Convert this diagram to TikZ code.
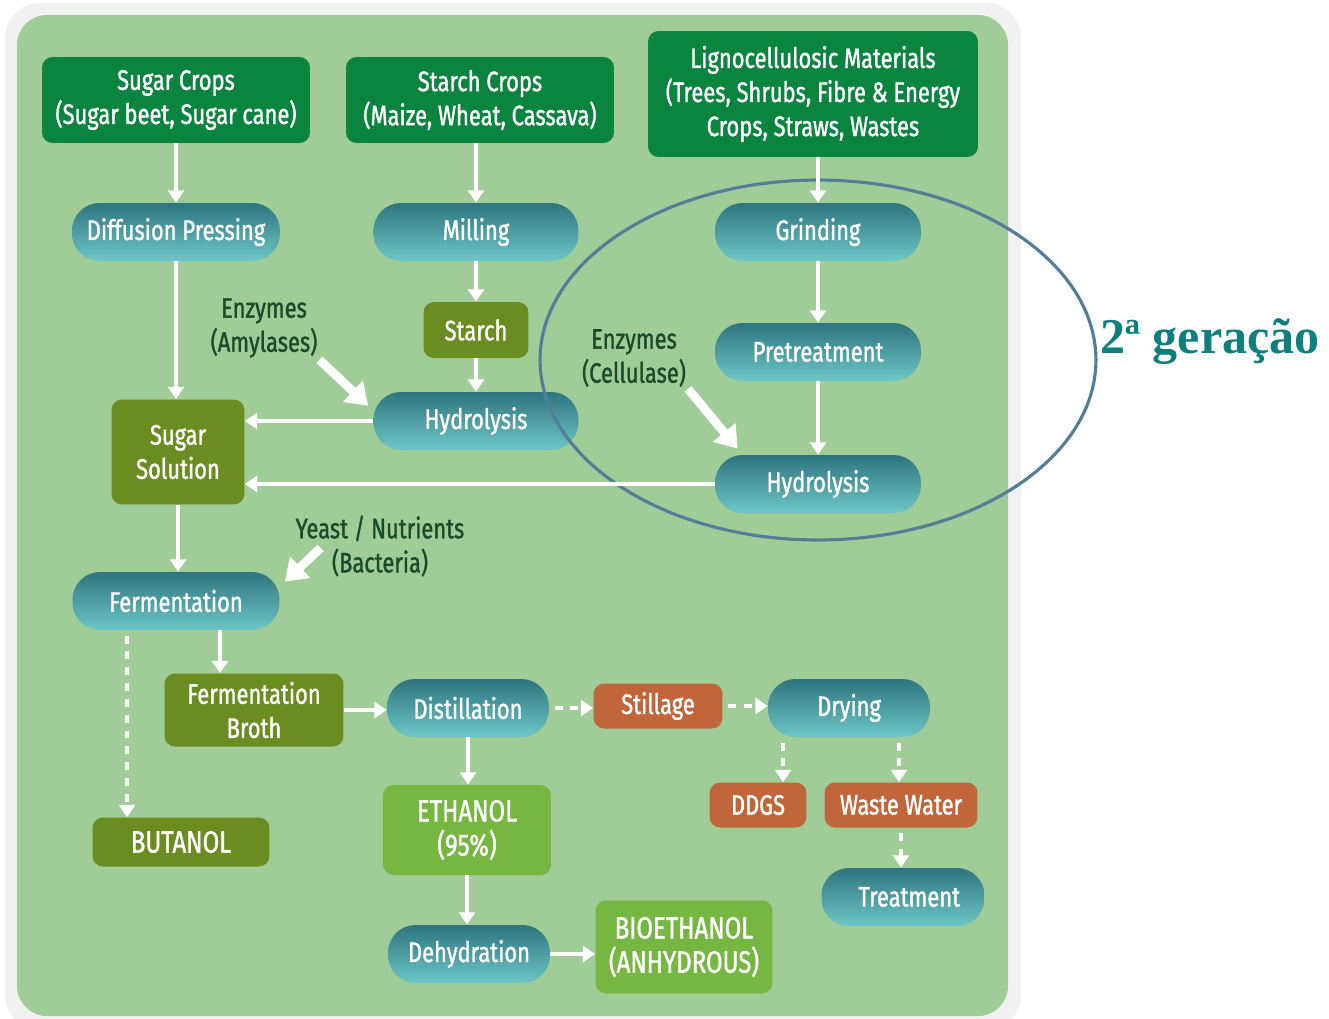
\documentclass[tikz,border=0pt]{standalone}
\usepackage{fontspec}
\setmainfont{Fira Sans}[FakeStretch=0.78, FakeBold=1.2]
\newfontfamily\gerfont{Liberation Serif}
\usepackage{xcolor}
\usepackage{tikz}
\usetikzlibrary{arrows.meta}
\usetikzlibrary{calc}
\definecolor{bggreen}{HTML}{9FCC97}
\definecolor{framegrey}{HTML}{F1F1F1}
\definecolor{srcgreen}{HTML}{0B843F}
\definecolor{olive}{HTML}{6A8D22}
\definecolor{prodgreen}{HTML}{76B742}
\definecolor{rust}{HTML}{C1663A}
\definecolor{tealtop}{HTML}{2E757E}
\definecolor{tealbot}{HTML}{6EC6C6}
\definecolor{labgreen}{HTML}{1A4B2B}
\definecolor{ringblue}{HTML}{527F97}
\definecolor{gencol}{HTML}{0E7F7D}
\tikzstyle{box} = [rectangle, rounded corners=6pt, text=white, align=center, inner sep=0pt, font=\fontsize{16}{19.4}\selectfont]
\tikzstyle{source} = [box, fill=srcgreen, minimum width=5.36cm, minimum height=1.72cm]
\tikzstyle{process} = [box, rounded corners=0.55cm, top color=tealtop, bottom color=tealbot, minimum height=1.16cm]
\tikzstyle{inter} = [box, fill=olive]
\tikzstyle{product} = [box, fill=prodgreen, font=\fontsize{17.5}{19.4}\selectfont]
\tikzstyle{byprod} = [box, fill=rust, minimum height=0.9cm]
\tikzstyle{note} = [text=labgreen, align=center, inner sep=1pt, font=\fontsize{16}{19.4}\selectfont]
\tikzstyle{arrow} = [white, line width=2.6pt, -{Triangle[length=7pt,width=9pt]}]
\tikzstyle{dasharrow} = [arrow, dash pattern=on 4.5pt off 4.5pt, shorten <=3pt]
\tikzstyle{bigarrow} = [white, line width=5pt, -{Triangle[length=12pt,width=16pt]}]

\begin{document}
\begin{tikzpicture}[x=0.02cm, y=-0.02cm]
			\useasboundingbox (0,0) rectangle (1329,1018);
			\fill[framegrey, rounded corners=0.7cm] (5,3) rectangle (1021,1030);
			\fill[bggreen, rounded corners=0.6cm] (17,15) rectangle (1008,1016);
			
			\node[source] (sugarcrops) at (176,100) {Sugar Crops\\(Sugar beet, Sugar cane)};
			\node[source] (starchcrops) at (480,100) {Starch Crops\\(Maize, Wheat, Cassava)};
			\node[source, minimum width=6.6cm, minimum height=2.52cm] (ligno) at (813,94) {Lignocellulosic Materials\\(Trees, Shrubs, Fibre \& Energy\\Crops, Straws, Wastes};
			
			\node[process, minimum width=4.16cm] (diffusion) at (176,232) {Diffusion Pressing};
			\node[process, minimum width=4.1cm] (milling) at (476,232) {Milling};
			\node[process, minimum width=4.12cm] (grinding) at (818,232) {Grinding};
			\node[inter, minimum width=2.1cm, minimum height=1.12cm] (starch) at (476,330) {Starch};
			\node[process, minimum width=4.12cm] (pretreat) at (818,352) {Pretreatment};
			\node[process, minimum width=4.1cm] (hydroA) at (476,421) {Hydrolysis};
			\node[process, minimum width=4.12cm] (hydroB) at (818,484) {Hydrolysis};
			\node[inter, minimum width=2.66cm, minimum height=2.1cm] (sugarsol) at (178,452) {Sugar\\Solution};
			\node[process, minimum width=4.14cm] (ferment) at (176,601) {Fermentation};
			\node[inter, minimum width=3.58cm, minimum height=1.46cm] (broth) at (254,710) {Fermentation\\Broth};
			\node[inter, font=\fontsize{17.5}{19.4}\selectfont, minimum width=3.54cm, minimum height=0.98cm] (butanol) at (181,842) {BUTANOL};
			\node[process, minimum width=3.24cm] (distil) at (468,708) {Distillation};
			\node[product, minimum width=3.36cm, minimum height=1.8cm] (ethanol) at (467,830) {ETHANOL\\(95\%)};
			\node[process, minimum width=3.24cm] (dehyd) at (469,954) {Dehydration};
			\node[product, minimum width=3.54cm, minimum height=1.86cm] (bioeth) at (684,947) {BIOETHANOL\\(ANHYDROUS)};
			\node[byprod, minimum width=2.58cm] (stillage) at (658,706) {Stillage};
			\node[process, minimum width=3.24cm] (drying) at (849,708) {Drying};
			\node[byprod, minimum width=1.94cm] (ddgs) at (758,805) {DDGS};
			\node[byprod, minimum width=3.06cm] (waste) at (901,805) {Waste Water};
			\node[process, minimum width=3.26cm] (treatment) at (903,897) {\hspace{0.25cm}Treatment};
			
			\node[note] (amyl) at (264,328) {Enzymes\\(Amylases)};
			\node[note] (cellu) at (634,358) {Enzymes\\(Cellulase)};
			\node[note] (yeast) at (380,546) {Yeast / Nutrients\\(Bacteria)};
			
			\draw[ringblue, line width=1.8pt] (818,360) ellipse [x radius=5.56cm, y radius=3.6cm];
			\node[text=gencol, font=\gerfont\bfseries\fontsize{28.5}{30}\selectfont, anchor=west, inner sep=0pt] (gen) at (1100,342) {2ª geração};
			
			\draw[arrow] (sugarcrops) -- (diffusion);
			\draw[arrow] (starchcrops.south -| milling.north) -- (milling.north);
			\draw[arrow] (ligno.south -| grinding.north) -- (grinding.north);
			\draw[arrow] (diffusion) -- (diffusion |- sugarsol.north);
			\draw[arrow] (milling) -- (starch);
			\draw[arrow] (starch) -- (hydroA);
			\draw[arrow] (grinding) -- (pretreat);
			\draw[arrow] (pretreat) -- (hydroB);
			\draw[arrow] (hydroA.west) -- (hydroA.west -| sugarsol.east);
			\draw[arrow] (hydroB.west) -- (hydroB.west -| sugarsol.east);
			\draw[arrow] (sugarsol) -- (sugarsol |- ferment.north);
			\draw[arrow] ([xshift=0.88cm]ferment.south) -- ([xshift=0.88cm]ferment.south |- broth.north);
			\draw[dasharrow] ([xshift=-0.98cm]ferment.south) -- ([xshift=-0.98cm]ferment.south |- butanol.north);
			\draw[arrow] (broth.east) -- (broth.east -| distil.west);
			\draw[arrow] (distil) -- (distil |- ethanol.north);
			\draw[arrow] (ethanol) -- (ethanol |- dehyd.north);
			\draw[arrow] (dehyd.east) -- (dehyd.east -| bioeth.west);
			\draw[dasharrow] (distil.east) -- (distil.east -| stillage.west);
			\draw[dasharrow] (stillage.east) -- (stillage.east -| drying.west);
			\draw[dasharrow] ([xshift=-1.32cm]drying.south) -- ([xshift=-1.32cm]drying.south |- ddgs.north);
			\draw[dasharrow] ([xshift=1cm]drying.south) -- ([xshift=1cm]drying.south |- waste.north);
			\draw[dasharrow] (waste.south) -- (waste.south |- treatment.north);
			
			\draw[bigarrow] (amyl.south east) -- ([shift={(-5,14)}]hydroA.north west);
			\draw[bigarrow] (cellu.south east) -- ([shift={(23,-6)}]hydroB.north west);
			\draw[bigarrow] ([shift={(27,2)}]yeast.west) -- ([shift={(5,10)}]ferment.north east);
			
		\end{tikzpicture}
\end{document}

----------

(Exercise): Restate the data above word for word. Skip every picture.

(Correct output):
Convert this diagram to TikZ code.
\documentclass[tikz,border=0pt]{standalone}
\usepackage{fontspec}
\setmainfont{Fira Sans}[FakeStretch=0.78, FakeBold=1.2]
\newfontfamily\gerfont{Liberation Serif}
\usepackage{xcolor}
\usepackage{tikz}
\usetikzlibrary{arrows.meta}
\usetikzlibrary{calc}
\definecolor{bggreen}{HTML}{9FCC97}
\definecolor{framegrey}{HTML}{F1F1F1}
\definecolor{srcgreen}{HTML}{0B843F}
\definecolor{olive}{HTML}{6A8D22}
\definecolor{prodgreen}{HTML}{76B742}
\definecolor{rust}{HTML}{C1663A}
\definecolor{tealtop}{HTML}{2E757E}
\definecolor{tealbot}{HTML}{6EC6C6}
\definecolor{labgreen}{HTML}{1A4B2B}
\definecolor{ringblue}{HTML}{527F97}
\definecolor{gencol}{HTML}{0E7F7D}
\tikzstyle{box} = [rectangle, rounded corners=6pt, text=white, align=center, inner sep=0pt, font=\fontsize{16}{19.4}\selectfont]
\tikzstyle{source} = [box, fill=srcgreen, minimum width=5.36cm, minimum height=1.72cm]
\tikzstyle{process} = [box, rounded corners=0.55cm, top color=tealtop, bottom color=tealbot, minimum height=1.16cm]
\tikzstyle{inter} = [box, fill=olive]
\tikzstyle{product} = [box, fill=prodgreen, font=\fontsize{17.5}{19.4}\selectfont]
\tikzstyle{byprod} = [box, fill=rust, minimum height=0.9cm]
\tikzstyle{note} = [text=labgreen, align=center, inner sep=1pt, font=\fontsize{16}{19.4}\selectfont]
\tikzstyle{arrow} = [white, line width=2.6pt, -{Triangle[length=7pt,width=9pt]}]
\tikzstyle{dasharrow} = [arrow, dash pattern=on 4.5pt off 4.5pt, shorten <=3pt]
\tikzstyle{bigarrow} = [white, line width=5pt, -{Triangle[length=12pt,width=16pt]}]

\begin{document}
\begin{tikzpicture}[x=0.02cm, y=-0.02cm]
			\useasboundingbox (0,0) rectangle (1329,1018);
			\fill[framegrey, rounded corners=0.7cm] (5,3) rectangle (1021,1030);
			\fill[bggreen, rounded corners=0.6cm] (17,15) rectangle (1008,1016);
			
			\node[source] (sugarcrops) at (176,100) {Sugar Crops\\(Sugar beet, Sugar cane)};
			\node[source] (starchcrops) at (480,100) {Starch Crops\\(Maize, Wheat, Cassava)};
			\node[source, minimum width=6.6cm, minimum height=2.52cm] (ligno) at (813,94) {Lignocellulosic Materials\\(Trees, Shrubs, Fibre \& Energy\\Crops, Straws, Wastes};
			
			\node[process, minimum width=4.16cm] (diffusion) at (176,232) {Diffusion Pressing};
			\node[process, minimum width=4.1cm] (milling) at (476,232) {Milling};
			\node[process, minimum width=4.12cm] (grinding) at (818,232) {Grinding};
			\node[inter, minimum width=2.1cm, minimum height=1.12cm] (starch) at (476,330) {Starch};
			\node[process, minimum width=4.12cm] (pretreat) at (818,352) {Pretreatment};
			\node[process, minimum width=4.1cm] (hydroA) at (476,421) {Hydrolysis};
			\node[process, minimum width=4.12cm] (hydroB) at (818,484) {Hydrolysis};
			\node[inter, minimum width=2.66cm, minimum height=2.1cm] (sugarsol) at (178,452) {Sugar\\Solution};
			\node[process, minimum width=4.14cm] (ferment) at (176,601) {Fermentation};
			\node[inter, minimum width=3.58cm, minimum height=1.46cm] (broth) at (254,710) {Fermentation\\Broth};
			\node[inter, font=\fontsize{17.5}{19.4}\selectfont, minimum width=3.54cm, minimum height=0.98cm] (butanol) at (181,842) {BUTANOL};
			\node[process, minimum width=3.24cm] (distil) at (468,708) {Distillation};
			\node[product, minimum width=3.36cm, minimum height=1.8cm] (ethanol) at (467,830) {ETHANOL\\(95\%)};
			\node[process, minimum width=3.24cm] (dehyd) at (469,954) {Dehydration};
			\node[product, minimum width=3.54cm, minimum height=1.86cm] (bioeth) at (684,947) {BIOETHANOL\\(ANHYDROUS)};
			\node[byprod, minimum width=2.58cm] (stillage) at (658,706) {Stillage};
			\node[process, minimum width=3.24cm] (drying) at (849,708) {Drying};
			\node[byprod, minimum width=1.94cm] (ddgs) at (758,805) {DDGS};
			\node[byprod, minimum width=3.06cm] (waste) at (901,805) {Waste Water};
			\node[process, minimum width=3.26cm] (treatment) at (903,897) {\hspace{0.25cm}Treatment};
			
			\node[note] (amyl) at (264,328) {Enzymes\\(Amylases)};
			\node[note] (cellu) at (634,358) {Enzymes\\(Cellulase)};
			\node[note] (yeast) at (380,546) {Yeast / Nutrients\\(Bacteria)};
			
			\draw[ringblue, line width=1.8pt] (818,360) ellipse [x radius=5.56cm, y radius=3.6cm];
			\node[text=gencol, font=\gerfont\bfseries\fontsize{28.5}{30}\selectfont, anchor=west, inner sep=0pt] (gen) at (1100,342) {2ª geração};
			
			\draw[arrow] (sugarcrops) -- (diffusion);
			\draw[arrow] (starchcrops.south -| milling.north) -- (milling.north);
			\draw[arrow] (ligno.south -| grinding.north) -- (grinding.north);
			\draw[arrow] (diffusion) -- (diffusion |- sugarsol.north);
			\draw[arrow] (milling) -- (starch);
			\draw[arrow] (starch) -- (hydroA);
			\draw[arrow] (grinding) -- (pretreat);
			\draw[arrow] (pretreat) -- (hydroB);
			\draw[arrow] (hydroA.west) -- (hydroA.west -| sugarsol.east);
			\draw[arrow] (hydroB.west) -- (hydroB.west -| sugarsol.east);
			\draw[arrow] (sugarsol) -- (sugarsol |- ferment.north);
			\draw[arrow] ([xshift=0.88cm]ferment.south) -- ([xshift=0.88cm]ferment.south |- broth.north);
			\draw[dasharrow] ([xshift=-0.98cm]ferment.south) -- ([xshift=-0.98cm]ferment.south |- butanol.north);
			\draw[arrow] (broth.east) -- (broth.east -| distil.west);
			\draw[arrow] (distil) -- (distil |- ethanol.north);
			\draw[arrow] (ethanol) -- (ethanol |- dehyd.north);
			\draw[arrow] (dehyd.east) -- (dehyd.east -| bioeth.west);
			\draw[dasharrow] (distil.east) -- (distil.east -| stillage.west);
			\draw[dasharrow] (stillage.east) -- (stillage.east -| drying.west);
			\draw[dasharrow] ([xshift=-1.32cm]drying.south) -- ([xshift=-1.32cm]drying.south |- ddgs.north);
			\draw[dasharrow] ([xshift=1cm]drying.south) -- ([xshift=1cm]drying.south |- waste.north);
			\draw[dasharrow] (waste.south) -- (waste.south |- treatment.north);
			
			\draw[bigarrow] (amyl.south east) -- ([shift={(-5,14)}]hydroA.north west);
			\draw[bigarrow] (cellu.south east) -- ([shift={(23,-6)}]hydroB.north west);
			\draw[bigarrow] ([shift={(27,2)}]yeast.west) -- ([shift={(5,10)}]ferment.north east);
			
		\end{tikzpicture}
\end{document}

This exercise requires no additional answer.